**INSTRUCTIONS TO FOLLOW:**
Will you quote precisely the lines that run from the top of the material below to the line containing "(beg) at (115.5,859)", both ends included?

**RECORDED DATA:**
▼▼▼
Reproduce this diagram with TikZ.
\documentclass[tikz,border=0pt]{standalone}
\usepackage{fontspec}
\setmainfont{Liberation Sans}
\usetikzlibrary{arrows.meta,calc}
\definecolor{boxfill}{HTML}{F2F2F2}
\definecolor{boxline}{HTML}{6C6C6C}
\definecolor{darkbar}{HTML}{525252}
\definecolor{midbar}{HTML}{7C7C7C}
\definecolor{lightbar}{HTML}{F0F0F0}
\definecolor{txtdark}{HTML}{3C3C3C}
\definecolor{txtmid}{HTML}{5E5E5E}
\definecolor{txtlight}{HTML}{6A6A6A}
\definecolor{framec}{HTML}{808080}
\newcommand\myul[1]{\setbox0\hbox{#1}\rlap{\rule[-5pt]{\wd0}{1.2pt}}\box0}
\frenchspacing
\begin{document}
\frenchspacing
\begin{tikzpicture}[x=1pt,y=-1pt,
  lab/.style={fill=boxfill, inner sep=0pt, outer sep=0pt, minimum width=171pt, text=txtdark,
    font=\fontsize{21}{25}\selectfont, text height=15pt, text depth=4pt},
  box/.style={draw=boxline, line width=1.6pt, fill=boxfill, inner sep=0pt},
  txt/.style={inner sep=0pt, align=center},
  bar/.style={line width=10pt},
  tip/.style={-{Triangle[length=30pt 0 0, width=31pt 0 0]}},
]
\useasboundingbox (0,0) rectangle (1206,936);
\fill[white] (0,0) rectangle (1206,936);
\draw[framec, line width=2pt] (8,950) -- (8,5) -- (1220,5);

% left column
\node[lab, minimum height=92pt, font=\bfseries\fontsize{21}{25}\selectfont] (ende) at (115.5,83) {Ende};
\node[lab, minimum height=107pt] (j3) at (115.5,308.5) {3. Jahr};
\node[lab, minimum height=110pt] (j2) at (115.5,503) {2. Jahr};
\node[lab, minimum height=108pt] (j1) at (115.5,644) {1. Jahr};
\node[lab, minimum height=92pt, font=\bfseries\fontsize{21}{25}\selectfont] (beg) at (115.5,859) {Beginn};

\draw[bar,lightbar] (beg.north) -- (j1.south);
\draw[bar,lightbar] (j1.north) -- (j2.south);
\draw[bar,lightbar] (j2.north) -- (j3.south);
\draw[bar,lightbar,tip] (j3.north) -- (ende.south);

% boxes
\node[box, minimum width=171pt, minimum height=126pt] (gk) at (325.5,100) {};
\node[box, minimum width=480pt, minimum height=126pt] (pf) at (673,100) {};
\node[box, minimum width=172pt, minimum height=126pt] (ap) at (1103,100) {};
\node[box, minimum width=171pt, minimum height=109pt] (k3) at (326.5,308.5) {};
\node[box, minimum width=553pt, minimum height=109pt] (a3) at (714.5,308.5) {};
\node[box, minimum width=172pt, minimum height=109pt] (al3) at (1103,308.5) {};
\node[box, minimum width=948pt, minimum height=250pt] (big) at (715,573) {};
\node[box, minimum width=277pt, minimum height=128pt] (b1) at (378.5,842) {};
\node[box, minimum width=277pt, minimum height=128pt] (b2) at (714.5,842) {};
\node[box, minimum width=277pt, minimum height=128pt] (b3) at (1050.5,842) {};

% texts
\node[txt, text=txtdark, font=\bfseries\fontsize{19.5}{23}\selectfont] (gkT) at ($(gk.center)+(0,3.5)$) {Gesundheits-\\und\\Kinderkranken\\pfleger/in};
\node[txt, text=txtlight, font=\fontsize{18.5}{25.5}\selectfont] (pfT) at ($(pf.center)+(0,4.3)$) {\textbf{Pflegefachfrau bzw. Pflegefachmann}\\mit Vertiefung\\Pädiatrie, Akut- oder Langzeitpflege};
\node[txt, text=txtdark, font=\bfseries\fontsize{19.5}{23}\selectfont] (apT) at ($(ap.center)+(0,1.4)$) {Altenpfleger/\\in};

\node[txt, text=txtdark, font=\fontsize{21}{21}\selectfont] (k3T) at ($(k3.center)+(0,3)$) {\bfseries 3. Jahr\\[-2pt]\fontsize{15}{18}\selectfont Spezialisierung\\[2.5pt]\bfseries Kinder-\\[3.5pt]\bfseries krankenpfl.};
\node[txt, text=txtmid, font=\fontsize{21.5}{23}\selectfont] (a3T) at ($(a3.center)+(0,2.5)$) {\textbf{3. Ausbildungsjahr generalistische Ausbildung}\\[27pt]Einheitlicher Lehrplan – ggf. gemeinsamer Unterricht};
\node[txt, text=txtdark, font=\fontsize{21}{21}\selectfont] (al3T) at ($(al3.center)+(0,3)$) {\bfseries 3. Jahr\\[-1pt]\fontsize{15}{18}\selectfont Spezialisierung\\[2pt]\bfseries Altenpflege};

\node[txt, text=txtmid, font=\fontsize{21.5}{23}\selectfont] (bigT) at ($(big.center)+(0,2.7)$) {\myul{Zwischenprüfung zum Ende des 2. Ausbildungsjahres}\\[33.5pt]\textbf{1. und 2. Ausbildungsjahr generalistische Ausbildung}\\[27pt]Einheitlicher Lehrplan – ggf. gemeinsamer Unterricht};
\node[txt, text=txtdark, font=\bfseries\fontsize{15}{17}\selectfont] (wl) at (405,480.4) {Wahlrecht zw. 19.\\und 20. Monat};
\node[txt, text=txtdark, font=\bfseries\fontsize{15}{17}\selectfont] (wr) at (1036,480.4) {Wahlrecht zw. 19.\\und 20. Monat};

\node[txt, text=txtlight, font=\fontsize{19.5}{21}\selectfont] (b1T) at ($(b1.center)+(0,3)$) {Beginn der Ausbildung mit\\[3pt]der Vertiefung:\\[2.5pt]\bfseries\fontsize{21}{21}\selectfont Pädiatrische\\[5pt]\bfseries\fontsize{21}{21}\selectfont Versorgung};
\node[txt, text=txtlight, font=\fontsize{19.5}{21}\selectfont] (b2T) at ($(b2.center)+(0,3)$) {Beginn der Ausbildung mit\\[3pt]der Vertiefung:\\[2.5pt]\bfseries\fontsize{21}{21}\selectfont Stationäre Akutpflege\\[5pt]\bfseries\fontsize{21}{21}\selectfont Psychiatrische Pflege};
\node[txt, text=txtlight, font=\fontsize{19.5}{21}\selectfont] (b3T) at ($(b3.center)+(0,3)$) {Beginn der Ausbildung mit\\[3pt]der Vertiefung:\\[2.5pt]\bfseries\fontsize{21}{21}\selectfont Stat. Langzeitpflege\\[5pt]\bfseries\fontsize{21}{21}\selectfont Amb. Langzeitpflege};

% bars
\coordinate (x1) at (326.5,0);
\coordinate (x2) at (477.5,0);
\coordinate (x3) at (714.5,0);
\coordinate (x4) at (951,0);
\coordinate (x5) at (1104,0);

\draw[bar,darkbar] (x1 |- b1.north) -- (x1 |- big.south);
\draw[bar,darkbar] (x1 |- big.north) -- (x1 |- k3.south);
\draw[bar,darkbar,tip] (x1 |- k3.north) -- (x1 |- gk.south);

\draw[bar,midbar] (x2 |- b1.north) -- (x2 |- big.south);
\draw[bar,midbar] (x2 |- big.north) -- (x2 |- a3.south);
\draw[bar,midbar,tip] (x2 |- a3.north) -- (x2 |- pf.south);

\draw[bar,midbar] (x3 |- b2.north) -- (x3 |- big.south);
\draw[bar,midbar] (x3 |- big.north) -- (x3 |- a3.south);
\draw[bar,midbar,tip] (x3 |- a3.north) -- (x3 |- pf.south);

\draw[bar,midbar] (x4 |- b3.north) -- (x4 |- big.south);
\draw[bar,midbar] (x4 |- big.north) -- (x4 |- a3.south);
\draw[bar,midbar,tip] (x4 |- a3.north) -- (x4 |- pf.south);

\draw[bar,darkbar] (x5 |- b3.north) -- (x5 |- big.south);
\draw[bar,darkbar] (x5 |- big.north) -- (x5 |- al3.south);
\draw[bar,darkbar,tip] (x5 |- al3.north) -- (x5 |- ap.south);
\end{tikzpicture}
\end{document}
▲▲▲
**ANSWER TO THIS TASK:**
Reproduce this diagram with TikZ.
\documentclass[tikz,border=0pt]{standalone}
\usepackage{fontspec}
\setmainfont{Liberation Sans}
\usetikzlibrary{arrows.meta,calc}
\definecolor{boxfill}{HTML}{F2F2F2}
\definecolor{boxline}{HTML}{6C6C6C}
\definecolor{darkbar}{HTML}{525252}
\definecolor{midbar}{HTML}{7C7C7C}
\definecolor{lightbar}{HTML}{F0F0F0}
\definecolor{txtdark}{HTML}{3C3C3C}
\definecolor{txtmid}{HTML}{5E5E5E}
\definecolor{txtlight}{HTML}{6A6A6A}
\definecolor{framec}{HTML}{808080}
\newcommand\myul[1]{\setbox0\hbox{#1}\rlap{\rule[-5pt]{\wd0}{1.2pt}}\box0}
\frenchspacing
\begin{document}
\frenchspacing
\begin{tikzpicture}[x=1pt,y=-1pt,
  lab/.style={fill=boxfill, inner sep=0pt, outer sep=0pt, minimum width=171pt, text=txtdark,
    font=\fontsize{21}{25}\selectfont, text height=15pt, text depth=4pt},
  box/.style={draw=boxline, line width=1.6pt, fill=boxfill, inner sep=0pt},
  txt/.style={inner sep=0pt, align=center},
  bar/.style={line width=10pt},
  tip/.style={-{Triangle[length=30pt 0 0, width=31pt 0 0]}},
]
\useasboundingbox (0,0) rectangle (1206,936);
\fill[white] (0,0) rectangle (1206,936);
\draw[framec, line width=2pt] (8,950) -- (8,5) -- (1220,5);

% left column
\node[lab, minimum height=92pt, font=\bfseries\fontsize{21}{25}\selectfont] (ende) at (115.5,83) {Ende};
\node[lab, minimum height=107pt] (j3) at (115.5,308.5) {3. Jahr};
\node[lab, minimum height=110pt] (j2) at (115.5,503) {2. Jahr};
\node[lab, minimum height=108pt] (j1) at (115.5,644) {1. Jahr};
\node[lab, minimum height=92pt, font=\bfseries\fontsize{21}{25}\selectfont] (beg) at (115.5,859) {Beginn};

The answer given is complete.